Leading up to the Senate meeting proposal on Nov. 29, Mendoza Perez and Junior Stefany Amaro ’24, another RACE 252 classmate working on the senate initiative, have been fundraising on their own for Makoce Ikikcupi by tabling in Buntrock Commons to interact with the student body members. 

Mendoza Perez said she thinks this is important for the education aspect of Makoce Ikikcupi initiative. If the initiative is passed, SGA would allocate 2,500 dollars from the buffer fund to Makoce Ikikcupi in the fall of 2023. 

Moss and Quinones said they both feel confident that the initiative will get passed on Dec. 13. “A lot of people took the mic literally just to say ‘I love this idea, I think it is important that the senate get involved in this, and thank you guys for bringing this back to the senate floor.’  Except for the one senator who vehemently disagrees with the idea of land back said we were virtue signaling and he believed it was a political issue,” Moss said. 

After Moss proposed the senate initiative, Class of 2026 student senator Logan Samuelson questioned the importance of land back. “I disagree with the land back proposal. I don’t think that it is the right way to go forward on this issue…I would encourage this to be a student club rather than a senate initiative,” Samuelson said. The full senate meeting live stream is available on the Oleville website.

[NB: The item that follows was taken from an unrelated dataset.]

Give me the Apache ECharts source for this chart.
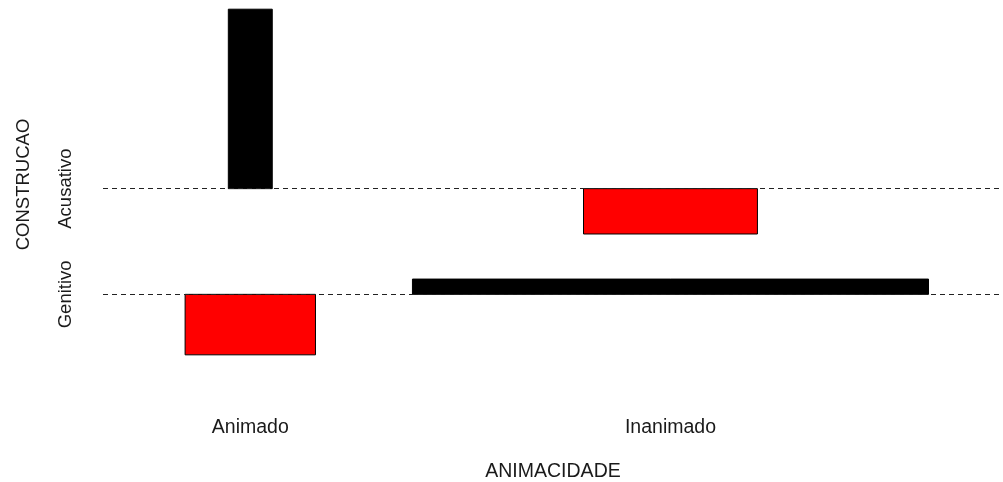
<!DOCTYPE html>
<html>
<head>
<meta charset="utf-8">
<script src="https://cdn.jsdelivr.net/npm/echarts@6/dist/echarts.min.js"></script>
<style>
  html, body { margin: 0; padding: 0; background: #fff; }
  #chart { width: 1003px; height: 482px; }
</style>
</head>
<body>
<div id="chart"></div>
<script>
// tabela de contingencia: ANIMACIDADE x CONSTRUCAO
var animacidade = ['Animado', 'Inanimado'];
var construcao = ['Acusativo', 'Genitivo'];
var contagemAnimado = [14, 46];     // Acusativo, Genitivo
var contagemInanimado = [88, 852];  // Acusativo, Genitivo

var obs = [contagemAnimado, contagemInanimado];
var space = 0.3;

// esperados e residuos como no assocplot
var total = 0, linha = [0, 0], coluna = [0, 0];
obs.forEach(function (r, i) {
    r.forEach(function (v, j) {
        total += v; linha[i] += v; coluna[j] += v;
    });
});
var e = [], d = [];
obs.forEach(function (r, i) {
    e.push([]); d.push([]);
    r.forEach(function (v, j) {
        var esp = linha[i] * coluna[j] / total;
        e[i].push(Math.sqrt(esp));
        d[i].push((v - esp) / Math.sqrt(esp));
    });
});

// larguras das colunas (x) e alturas das faixas (y)
var xw = e.map(function (r) { return Math.max.apply(null, r); });
var yh = construcao.map(function (c, j) {
    var col = d.map(function (r) { return r[j]; });
    return Math.max.apply(null, col) - Math.min.apply(null, col);
});
var xDelta = (xw[0] + xw[1]) / 2 * space;
var yDelta = (yh[0] + yh[1]) / 2 * space;
var xMax = xw[0] + xw[1] + 2 * xDelta;
var yMax = yh[0] + yh[1] + 2 * yDelta;

var xm = [], acc = 0;
xw.forEach(function (w) { var prev = acc; acc += w + xDelta; xm.push((prev + acc) / 2); });

// faixas empilhadas de cima para baixo
var ym = [], topo = yMax;
construcao.forEach(function (c, j) {
    var maxPos = Math.max(0, d[0][j], d[1][j]);
    ym.push(topo - yDelta / 2 - maxPos);
    topo -= yh[j] + yDelta;
});

var celulas = [];
animacidade.forEach(function (a, i) {
    construcao.forEach(function (c, j) {
        celulas.push([xm[i], ym[j], e[i][j], d[i][j]]);
    });
});

// a regiao do grafico original passa um pouco da imagem (topo e direita)
var plotW = 907.6, plotH = 422.3;
var xMinV = -0.04 * xMax;
var xMaxV = 1.04 * xMax - 7.6 * (1.08 * xMax / plotW);
var yMinV = -0.04 * yMax;
var yMaxV = 1.04 * yMax - 29 * (1.08 * yMax / plotH);

var fonte = "'Liberation Sans', Arial, sans-serif";
var cor = '#1a1a1a';
var chart = echarts.init(document.getElementById('chart'));

var option = {
    animation: false,
    grid: { left: 103, right: 0, top: 0, bottom: 89, outerBoundsMode: 'none', containLabel: false },
    xAxis: {
        type: 'value',
        min: xMinV,
        max: xMaxV,
        name: 'ANIMACIDADE',
        nameLocation: 'middle',
        nameGap: 69,
        nameTextStyle: { fontFamily: fonte, fontSize: 19.5, color: cor },
        axisLine: { show: false },
        axisTick: { show: false },
        splitLine: { show: false },
        axisLabel: {
            customValues: xm,
            margin: 25,
            fontFamily: fonte, fontSize: 19.5, color: cor,
            formatter: function (v) {
                var i = xm.findIndex(function (x) { return Math.abs(x - v) < 1e-6; });
                return i >= 0 ? animacidade[i] : '';
            }
        }
    },
    yAxis: {
        type: 'value',
        min: yMinV,
        max: yMaxV,
        name: 'CONSTRUCAO',
        nameLocation: 'middle',
        nameRotate: 90,
        nameGap: 70,
        nameTextStyle: { fontFamily: fonte, fontSize: 18.5, color: cor, padding: [0, 0, 0, 24] },
        axisLine: { show: false },
        axisTick: { show: false },
        splitLine: { show: false },
        axisLabel: {
            customValues: ym,
            rotate: 90,
            margin: 28,
            fontFamily: fonte, fontSize: 18.5, color: cor,
            formatter: function (v) {
                var j = ym.findIndex(function (y) { return Math.abs(y - v) < 1e-6; });
                return j >= 0 ? construcao[j] : '';
            }
        }
    },
    series: [{
        type: 'custom',
        data: celulas,
        renderItem: function (params, api) {
            var x = api.value(0), y = api.value(1), w = api.value(2), h = api.value(3);
            var p1 = api.coord([x - w / 2, y + h]);
            var p2 = api.coord([x + w / 2, y]);
            return {
                type: 'rect',
                shape: {
                    x: Math.min(p1[0], p2[0]),
                    y: Math.min(p1[1], p2[1]),
                    width: Math.abs(p2[0] - p1[0]),
                    height: Math.abs(p2[1] - p1[1])
                },
                style: { fill: h > 0 ? '#000000' : '#ff0000', stroke: '#000000', lineWidth: 1 }
            };
        },
        markLine: {
            silent: true,
            symbol: 'none',
            label: { show: false },
            lineStyle: { color: '#222', type: [5, 4], width: 1 },
            data: ym.map(function (y) { return { yAxis: y }; })
        }
    }]
};

chart.setOption(option);
</script>
</body>
</html>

In response to Samuelson, Mendoza Perez said, “to me, what I was getting from it, he doesn’t want SGA’s money going toward this.” 

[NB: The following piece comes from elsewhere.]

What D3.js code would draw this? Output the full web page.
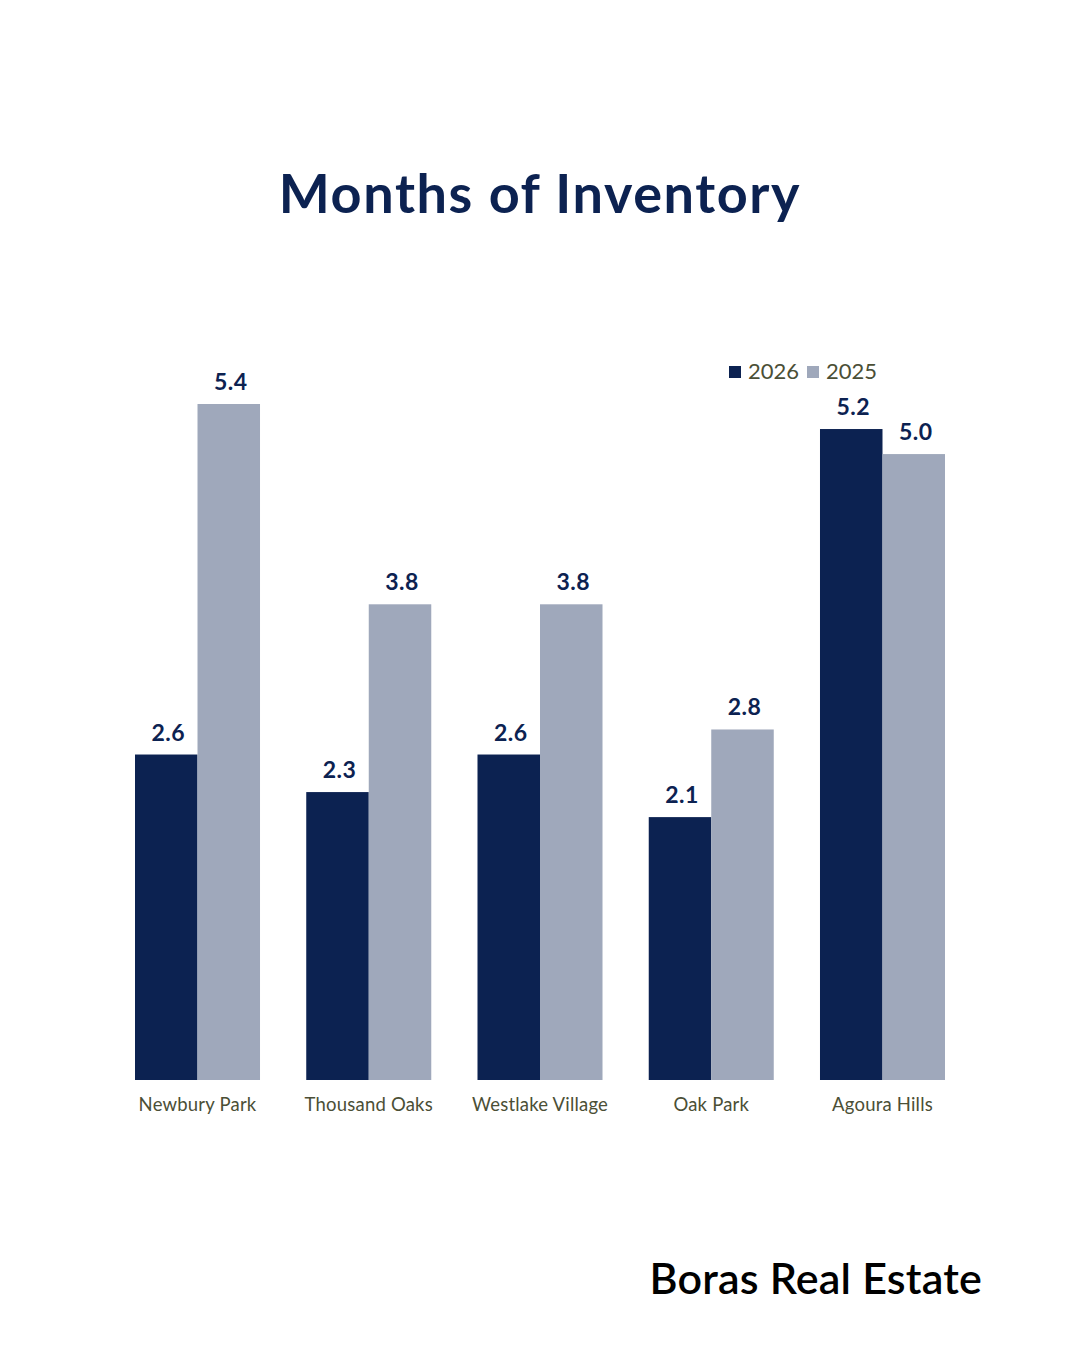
<!DOCTYPE html>
<html>
<head>
<meta charset="utf-8">
<script src="https://cdn.jsdelivr.net/npm/d3@7"></script>
<style>
  html, body { margin: 0; padding: 0; background: #ffffff; }
  svg { display: block; }
</style>
</head>
<body>
<div id="chart"></div>
<script>
// Data
const categories = ["Newbury Park", "Thousand Oaks", "Westlake Village", "Oak Park", "Agoura Hills"];
const seriesNames = ["2026", "2025"];
const values2026 = [2.6, 2.3, 2.6, 2.1, 5.2];
const values2025 = [5.4, 3.8, 3.8, 2.8, 5.0];

const W = 1080, H = 1350;
const navy = "#0c2251";
const grey = "#9fa8bb";
const olive = "#4b4f36";
const font = "Lato, 'Open Sans', sans-serif";

const svg = d3.select("#chart").append("svg")
  .attr("width", W)
  .attr("height", H);

// Scales
const x = d3.scaleBand()
  .domain(categories)
  .range([135, 945])
  .paddingInner(0.27)
  .paddingOuter(0);

const xSub = d3.scaleBand()
  .domain(seriesNames)
  .range([0, x.bandwidth()])
  .padding(0);

const y = d3.scaleLinear()
  .domain([0, 5.4])
  .range([1080, 404]);

const color = d3.scaleOrdinal().domain(seriesNames).range([navy, grey]);

const rows = categories.map((c, i) => ({
  category: c,
  values: [
    { key: "2026", value: values2026[i] },
    { key: "2025", value: values2025[i] }
  ]
}));

// Title
svg.append("text")
  .attr("x", W / 2)
  .attr("y", 213)
  .attr("text-anchor", "middle")
  .attr("font-family", font)
  .attr("font-weight", "700")
  .attr("font-size", "54px")
  .attr("letter-spacing", "1.6px")
  .attr("fill", navy)
  .text("Months of Inventory");

// Bars
const groups = svg.selectAll(".group")
  .data(rows)
  .enter()
  .append("g")
  .attr("class", "group")
  .attr("transform", d => `translate(${x(d.category)},0)`);

groups.selectAll("rect")
  .data(d => d.values)
  .enter()
  .append("rect")
  .attr("x", d => xSub(d.key))
  .attr("y", d => y(d.value))
  .attr("width", xSub.bandwidth())
  .attr("height", d => y(0) - y(d.value))
  .attr("fill", d => color(d.key));

// Value labels
groups.selectAll(".val")
  .data(d => d.values)
  .enter()
  .append("text")
  .attr("class", "val")
  .attr("x", d => xSub(d.key) + xSub.bandwidth() / 2 + 2)
  .attr("y", d => y(d.value) - 14)
  .attr("text-anchor", "middle")
  .attr("font-family", font)
  .attr("font-weight", "700")
  .attr("font-size", "23px")
  .attr("letter-spacing", "0.5px")
  .attr("fill", navy)
  .text(d => d.value.toFixed(1));

// X axis labels
const xAxis = svg.append("g")
  .attr("transform", `translate(0,${y(0)})`)
  .call(d3.axisBottom(x).tickSize(0).tickPadding(18));
xAxis.select(".domain").remove();
xAxis.selectAll("text")
  .attr("font-family", font)
  .attr("font-size", "18.5px")
  .attr("letter-spacing", "0.2px")
  .attr("fill", olive);

// Legend
const legend = svg.append("g")
  .attr("transform", "translate(729,366)");
const legendX = [0, 78];
seriesNames.forEach((s, i) => {
  const lg = legend.append("g").attr("transform", `translate(${legendX[i]},0)`);
  lg.append("rect")
    .attr("width", 12)
    .attr("height", 12)
    .attr("fill", color(s));
  lg.append("text")
    .attr("x", 19)
    .attr("y", 13)
    .attr("font-family", font)
    .attr("font-size", "22px")
    .attr("fill", olive)
    .text(s);
});

// Footer
svg.append("text")
  .attr("x", 982)
  .attr("y", 1294)
  .attr("text-anchor", "end")
  .attr("font-family", font)
  .attr("font-weight", "600")
  .attr("font-size", "43px")
  .attr("letter-spacing", "0.2px")
  .attr("fill", "#000000")
  .text("Boras Real Estate");
</script>
</body>
</html>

Quinones and Mendoza Perez said Samuelson is misunderstanding the importance of land. “We need to hold people like Samuelson accountable. We need to show them that land is much more than land, it’s beyond owning land and planting things there,” Mendoza Perez said. 

“A couple weeks ago I had given a presentation on the Missing and Murdered Indigenous Women movement and I learned more about how intersectional how all of these movements are. When we do land recovery and give land back, it means we are giving Indigenous people a home to start actually living with the issues that you’re bringing up,” she said. If we don’t hold St. Olaf accountable, then these cycles keep getting perpetuated…of just giving a land acknowledgement and making decolonization a metaphor.

“I’m Puerto Rican, and Puerto Rico is colonized. It’s resulted in loss of culture, and so, if Indigenous people are saying in order to help preserve our culture and community we would appreciate some help buying back some and then that’s what you should do,” Quinones said. 

Amaro said the initiative is integral for holding the college accountable on following through on their promises stated in the land acknowledgement. “It’s going to make them stand on what they’re saying. If they’re saying they want to do it by ‘honest storytelling’… on the land acknowledgement then they should at least provide more information than in our one race class that talks about Indigenous studies. There should be more being done,” she said. 

“What is honest storytelling? This one Indigenous studies class? Where else? I have never heard of another Indigenous studies class here. They should also be working on honest story telling. What is really the story of how this land was acquired?” Amaro said.